(Given request) Write out the material again exactly, please, and omit the pictures.

## begin Source material

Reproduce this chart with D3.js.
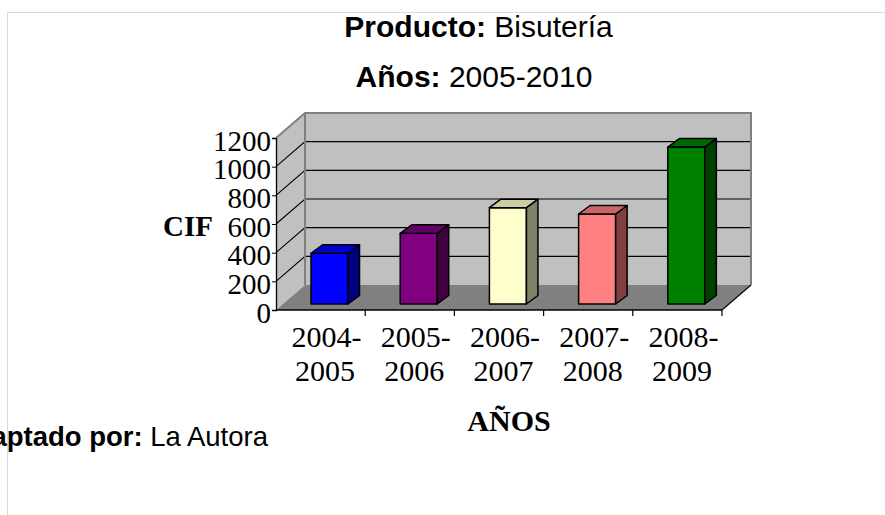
<!DOCTYPE html>
<html>
<head>
<meta charset="utf-8">
<script src="https://cdn.jsdelivr.net/npm/d3@7/dist/d3.min.js"></script>
<style>
  html, body { margin: 0; padding: 0; background: #fff; }
  svg { display: block; }
</style>
</head>
<body>
<svg id="chart" width="885" height="515"></svg>
<script>
// ---- data ----
const categories = ["2004-2005", "2005-2006", "2006-2007", "2007-2008", "2008-2009"];
const values = [354, 493, 672, 628, 1095];
const barColors = ["#0000FF", "#800080", "#FFFFCC", "#FF8080", "#008000"];
const yTicks = [0, 200, 400, 600, 800, 1000, 1200];
const titleLines = [["Producto:", " Bisutería"], ["Años:", " 2005-2010"]];
const yAxisTitle = "CIF";
const xAxisTitle = "AÑOS";
const footnote = ["Adaptado por:", " La Autora"];

// ---- layout ----
const svg = d3.select("#chart");
const front = { left: 276, right: 722, bottom: 310 };
const depth = { dx: 29, dy: -25 };
const x = d3.scaleBand().domain(categories).range([front.left, front.right]);
const y = d3.scaleLinear().domain([0, 1200]).range([front.bottom, front.bottom - 172]);

// page border
svg.append("line").attr("x1", 7).attr("x2", 885).attr("y1", 12.5).attr("y2", 12.5)
  .attr("stroke", "#d9d9d9").attr("stroke-width", 1);
svg.append("line").attr("x1", 7.5).attr("x2", 7.5).attr("y1", 12).attr("y2", 515)
  .attr("stroke", "#d9d9d9").attr("stroke-width", 1);

const pt = (px, py) => px + "," + py;
const y0 = y(0), yTop = y(1200);
const bx0 = front.left + depth.dx, bx1 = front.right + depth.dx;

// back wall
svg.append("polygon")
  .attr("points", [pt(bx0, y0 + depth.dy), pt(bx1, y0 + depth.dy), pt(bx1, yTop + depth.dy), pt(bx0, yTop + depth.dy)].join(" "))
  .attr("fill", "#c0c0c0");
// left wall
svg.append("polygon")
  .attr("points", [pt(front.left, y0), pt(bx0, y0 + depth.dy), pt(bx0, yTop + depth.dy), pt(front.left, yTop)].join(" "))
  .attr("fill", "#c0c0c0");
// floor
svg.append("polygon")
  .attr("points", [pt(front.left, y0), pt(front.right, y0), pt(bx1, y0 + depth.dy), pt(bx0, y0 + depth.dy)].join(" "))
  .attr("fill", "#808080");

// gridlines
yTicks.filter(v => v > 0 && v < 1200).forEach(v => {
  svg.append("path")
    .attr("d", `M${front.left},${y(v)} L${bx0},${y(v) + depth.dy} L${bx1},${y(v) + depth.dy}`)
    .attr("fill", "none").attr("stroke", "#000").attr("stroke-width", 1.1);
});

// wall borders (grey)
svg.append("path")
  .attr("d", `M${front.left},${yTop} L${bx0},${yTop + depth.dy} L${bx1},${yTop + depth.dy} L${bx1},${y0 + depth.dy}`)
  .attr("fill", "none").attr("stroke", "#808080").attr("stroke-width", 2);
svg.append("line")
  .attr("x1", bx0).attr("x2", bx0).attr("y1", yTop + depth.dy).attr("y2", y0 + depth.dy)
  .attr("stroke", "#808080").attr("stroke-width", 2);

// floor edges
svg.append("path")
  .attr("d", `M${front.right},${y0} L${bx1},${y0 + depth.dy}`)
  .attr("fill", "none").attr("stroke", "#000").attr("stroke-width", 1.1);

// bars
const bw = x.bandwidth();
const fz = { dx: 7, dy: -6 };       // front face offset
const bz = { dx: 18.5, dy: -14.5 }; // back face offset
const scaleColor = (c, k) => { const r = d3.rgb(c); return d3.rgb(r.r * k, r.g * k, r.b * k).formatHex(); };

const bars = svg.append("g").selectAll("g").data(categories).join("g");
bars.each(function (cat, i) {
  const g = d3.select(this);
  const xl = x(cat) + bw * 0.314;
  const xr = xl + bw * 0.415;
  const yb = y(0), yt = y(values[i]);
  const c = barColors[i];
  // front
  g.append("polygon")
    .attr("points", [pt(xl + fz.dx, yb + fz.dy), pt(xr + fz.dx, yb + fz.dy), pt(xr + fz.dx, yt + fz.dy), pt(xl + fz.dx, yt + fz.dy)].join(" "))
    .attr("fill", c);
  // side
  g.append("polygon")
    .attr("points", [pt(xr + fz.dx, yb + fz.dy), pt(xr + bz.dx, yb + bz.dy), pt(xr + bz.dx, yt + bz.dy), pt(xr + fz.dx, yt + fz.dy)].join(" "))
    .attr("fill", scaleColor(c, 0.5));
  // top
  g.append("polygon")
    .attr("points", [pt(xl + fz.dx, yt + fz.dy), pt(xr + fz.dx, yt + fz.dy), pt(xr + bz.dx, yt + bz.dy), pt(xl + bz.dx, yt + bz.dy)].join(" "))
    .attr("fill", scaleColor(c, 0.8));
  g.selectAll("polygon").attr("stroke", "#000").attr("stroke-width", 1.5).attr("stroke-linejoin", "round");
});

// value axis (front left)
const yAxis = svg.append("g")
  .attr("transform", `translate(${front.left},0)`)
  .call(d3.axisLeft(y).tickValues(yTicks).tickSize(4).tickPadding(1).tickFormat(d3.format("d")));
yAxis.select(".domain").attr("stroke", "#000").attr("stroke-width", 1.3);
yAxis.selectAll(".tick line").attr("stroke", "#000");
yAxis.selectAll(".tick text")
  .attr("font-family", "'Liberation Serif', 'Times New Roman', serif")
  .attr("font-size", 29).attr("fill", "#000").attr("dy", "0.42em");

// category axis
svg.append("line").attr("x1", front.left).attr("x2", front.right).attr("y1", y0).attr("y2", y0)
  .attr("stroke", "#000").attr("stroke-width", 1.5);
svg.append("g").selectAll("line").data(categories).join("line")
  .attr("x1", d => x(d) + bw).attr("x2", d => x(d) + bw)
  .attr("y1", y0).attr("y2", y0 + 6)
  .attr("stroke", "#000").attr("stroke-width", 1.2);

const catText = svg.append("g").selectAll("text").data(categories).join("text")
  .attr("text-anchor", "middle")
  .attr("font-family", "'Liberation Serif', 'Times New Roman', serif")
  .attr("font-size", 30).attr("fill", "#000");
catText.append("tspan")
  .attr("x", d => x(d) + bw / 2 + 6).attr("y", 347)
  .text(d => d.split("-")[0] + "-");
catText.append("tspan")
  .attr("x", d => x(d) + bw / 2 + 4.5).attr("y", 381)
  .text(d => d.split("-")[1]);

// axis titles
svg.append("text").attr("x", 213).attr("y", 236).attr("text-anchor", "end")
  .attr("font-family", "'Liberation Serif', 'Times New Roman', serif")
  .attr("font-size", 29).attr("font-weight", "bold").text(yAxisTitle);
svg.append("text").attr("x", 509).attr("y", 431).attr("text-anchor", "middle")
  .attr("font-family", "'Liberation Serif', 'Times New Roman', serif")
  .attr("font-size", 30).attr("font-weight", "bold").text(xAxisTitle);

// titles
const titlePos = [[478.5, 37], [474, 87]];
titleLines.forEach((tl, i) => {
  const t = svg.append("text").attr("x", titlePos[i][0]).attr("y", titlePos[i][1])
    .attr("text-anchor", "middle")
    .attr("font-family", "'Liberation Sans', Arial, sans-serif")
    .attr("font-size", 30).attr("fill", "#000");
  t.append("tspan").attr("font-weight", "bold").text(tl[0]);
  t.append("tspan").text(tl[1]);
});

// footnote (its start is cut off by the left edge, as in the reference)
const fn = svg.append("text").attr("x", 268).attr("y", 446).attr("text-anchor", "end")
  .attr("font-family", "'Liberation Sans', Arial, sans-serif")
  .attr("font-size", 27.5).attr("fill", "#000");
fn.append("tspan").attr("font-weight", "bold").text(footnote[0]);
fn.append("tspan").text(footnote[1]);
</script>
</body>
</html>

## end Source material

(Response below)
Reproduce this chart with D3.js.
<!DOCTYPE html>
<html>
<head>
<meta charset="utf-8">
<script src="https://cdn.jsdelivr.net/npm/d3@7/dist/d3.min.js"></script>
<style>
  html, body { margin: 0; padding: 0; background: #fff; }
  svg { display: block; }
</style>
</head>
<body>
<svg id="chart" width="885" height="515"></svg>
<script>
// ---- data ----
const categories = ["2004-2005", "2005-2006", "2006-2007", "2007-2008", "2008-2009"];
const values = [354, 493, 672, 628, 1095];
const barColors = ["#0000FF", "#800080", "#FFFFCC", "#FF8080", "#008000"];
const yTicks = [0, 200, 400, 600, 800, 1000, 1200];
const titleLines = [["Producto:", " Bisutería"], ["Años:", " 2005-2010"]];
const yAxisTitle = "CIF";
const xAxisTitle = "AÑOS";
const footnote = ["Adaptado por:", " La Autora"];

// ---- layout ----
const svg = d3.select("#chart");
const front = { left: 276, right: 722, bottom: 310 };
const depth = { dx: 29, dy: -25 };
const x = d3.scaleBand().domain(categories).range([front.left, front.right]);
const y = d3.scaleLinear().domain([0, 1200]).range([front.bottom, front.bottom - 172]);

// page border
svg.append("line").attr("x1", 7).attr("x2", 885).attr("y1", 12.5).attr("y2", 12.5)
  .attr("stroke", "#d9d9d9").attr("stroke-width", 1);
svg.append("line").attr("x1", 7.5).attr("x2", 7.5).attr("y1", 12).attr("y2", 515)
  .attr("stroke", "#d9d9d9").attr("stroke-width", 1);

const pt = (px, py) => px + "," + py;
const y0 = y(0), yTop = y(1200);
const bx0 = front.left + depth.dx, bx1 = front.right + depth.dx;

// back wall
svg.append("polygon")
  .attr("points", [pt(bx0, y0 + depth.dy), pt(bx1, y0 + depth.dy), pt(bx1, yTop + depth.dy), pt(bx0, yTop + depth.dy)].join(" "))
  .attr("fill", "#c0c0c0");
// left wall
svg.append("polygon")
  .attr("points", [pt(front.left, y0), pt(bx0, y0 + depth.dy), pt(bx0, yTop + depth.dy), pt(front.left, yTop)].join(" "))
  .attr("fill", "#c0c0c0");
// floor
svg.append("polygon")
  .attr("points", [pt(front.left, y0), pt(front.right, y0), pt(bx1, y0 + depth.dy), pt(bx0, y0 + depth.dy)].join(" "))
  .attr("fill", "#808080");

// gridlines
yTicks.filter(v => v > 0 && v < 1200).forEach(v => {
  svg.append("path")
    .attr("d", `M${front.left},${y(v)} L${bx0},${y(v) + depth.dy} L${bx1},${y(v) + depth.dy}`)
    .attr("fill", "none").attr("stroke", "#000").attr("stroke-width", 1.1);
});

// wall borders (grey)
svg.append("path")
  .attr("d", `M${front.left},${yTop} L${bx0},${yTop + depth.dy} L${bx1},${yTop + depth.dy} L${bx1},${y0 + depth.dy}`)
  .attr("fill", "none").attr("stroke", "#808080").attr("stroke-width", 2);
svg.append("line")
  .attr("x1", bx0).attr("x2", bx0).attr("y1", yTop + depth.dy).attr("y2", y0 + depth.dy)
  .attr("stroke", "#808080").attr("stroke-width", 2);

// floor edges
svg.append("path")
  .attr("d", `M${front.right},${y0} L${bx1},${y0 + depth.dy}`)
  .attr("fill", "none").attr("stroke", "#000").attr("stroke-width", 1.1);

// bars
const bw = x.bandwidth();
const fz = { dx: 7, dy: -6 };       // front face offset
const bz = { dx: 18.5, dy: -14.5 }; // back face offset
const scaleColor = (c, k) => { const r = d3.rgb(c); return d3.rgb(r.r * k, r.g * k, r.b * k).formatHex(); };

const bars = svg.append("g").selectAll("g").data(categories).join("g");
bars.each(function (cat, i) {
  const g = d3.select(this);
  const xl = x(cat) + bw * 0.314;
  const xr = xl + bw * 0.415;
  const yb = y(0), yt = y(values[i]);
  const c = barColors[i];
  // front
  g.append("polygon")
    .attr("points", [pt(xl + fz.dx, yb + fz.dy), pt(xr + fz.dx, yb + fz.dy), pt(xr + fz.dx, yt + fz.dy), pt(xl + fz.dx, yt + fz.dy)].join(" "))
    .attr("fill", c);
  // side
  g.append("polygon")
    .attr("points", [pt(xr + fz.dx, yb + fz.dy), pt(xr + bz.dx, yb + bz.dy), pt(xr + bz.dx, yt + bz.dy), pt(xr + fz.dx, yt + fz.dy)].join(" "))
    .attr("fill", scaleColor(c, 0.5));
  // top
  g.append("polygon")
    .attr("points", [pt(xl + fz.dx, yt + fz.dy), pt(xr + fz.dx, yt + fz.dy), pt(xr + bz.dx, yt + bz.dy), pt(xl + bz.dx, yt + bz.dy)].join(" "))
    .attr("fill", scaleColor(c, 0.8));
  g.selectAll("polygon").attr("stroke", "#000").attr("stroke-width", 1.5).attr("stroke-linejoin", "round");
});

// value axis (front left)
const yAxis = svg.append("g")
  .attr("transform", `translate(${front.left},0)`)
  .call(d3.axisLeft(y).tickValues(yTicks).tickSize(4).tickPadding(1).tickFormat(d3.format("d")));
yAxis.select(".domain").attr("stroke", "#000").attr("stroke-width", 1.3);
yAxis.selectAll(".tick line").attr("stroke", "#000");
yAxis.selectAll(".tick text")
  .attr("font-family", "'Liberation Serif', 'Times New Roman', serif")
  .attr("font-size", 29).attr("fill", "#000").attr("dy", "0.42em");

// category axis
svg.append("line").attr("x1", front.left).attr("x2", front.right).attr("y1", y0).attr("y2", y0)
  .attr("stroke", "#000").attr("stroke-width", 1.5);
svg.append("g").selectAll("line").data(categories).join("line")
  .attr("x1", d => x(d) + bw).attr("x2", d => x(d) + bw)
  .attr("y1", y0).attr("y2", y0 + 6)
  .attr("stroke", "#000").attr("stroke-width", 1.2);

const catText = svg.append("g").selectAll("text").data(categories).join("text")
  .attr("text-anchor", "middle")
  .attr("font-family", "'Liberation Serif', 'Times New Roman', serif")
  .attr("font-size", 30).attr("fill", "#000");
catText.append("tspan")
  .attr("x", d => x(d) + bw / 2 + 6).attr("y", 347)
  .text(d => d.split("-")[0] + "-");
catText.append("tspan")
  .attr("x", d => x(d) + bw / 2 + 4.5).attr("y", 381)
  .text(d => d.split("-")[1]);

// axis titles
svg.append("text").attr("x", 213).attr("y", 236).attr("text-anchor", "end")
  .attr("font-family", "'Liberation Serif', 'Times New Roman', serif")
  .attr("font-size", 29).attr("font-weight", "bold").text(yAxisTitle);
svg.append("text").attr("x", 509).attr("y", 431).attr("text-anchor", "middle")
  .attr("font-family", "'Liberation Serif', 'Times New Roman', serif")
  .attr("font-size", 30).attr("font-weight", "bold").text(xAxisTitle);

// titles
const titlePos = [[478.5, 37], [474, 87]];
titleLines.forEach((tl, i) => {
  const t = svg.append("text").attr("x", titlePos[i][0]).attr("y", titlePos[i][1])
    .attr("text-anchor", "middle")
    .attr("font-family", "'Liberation Sans', Arial, sans-serif")
    .attr("font-size", 30).attr("fill", "#000");
  t.append("tspan").attr("font-weight", "bold").text(tl[0]);
  t.append("tspan").text(tl[1]);
});

// footnote (its start is cut off by the left edge, as in the reference)
const fn = svg.append("text").attr("x", 268).attr("y", 446).attr("text-anchor", "end")
  .attr("font-family", "'Liberation Sans', Arial, sans-serif")
  .attr("font-size", 27.5).attr("fill", "#000");
fn.append("tspan").attr("font-weight", "bold").text(footnote[0]);
fn.append("tspan").text(footnote[1]);
</script>
</body>
</html>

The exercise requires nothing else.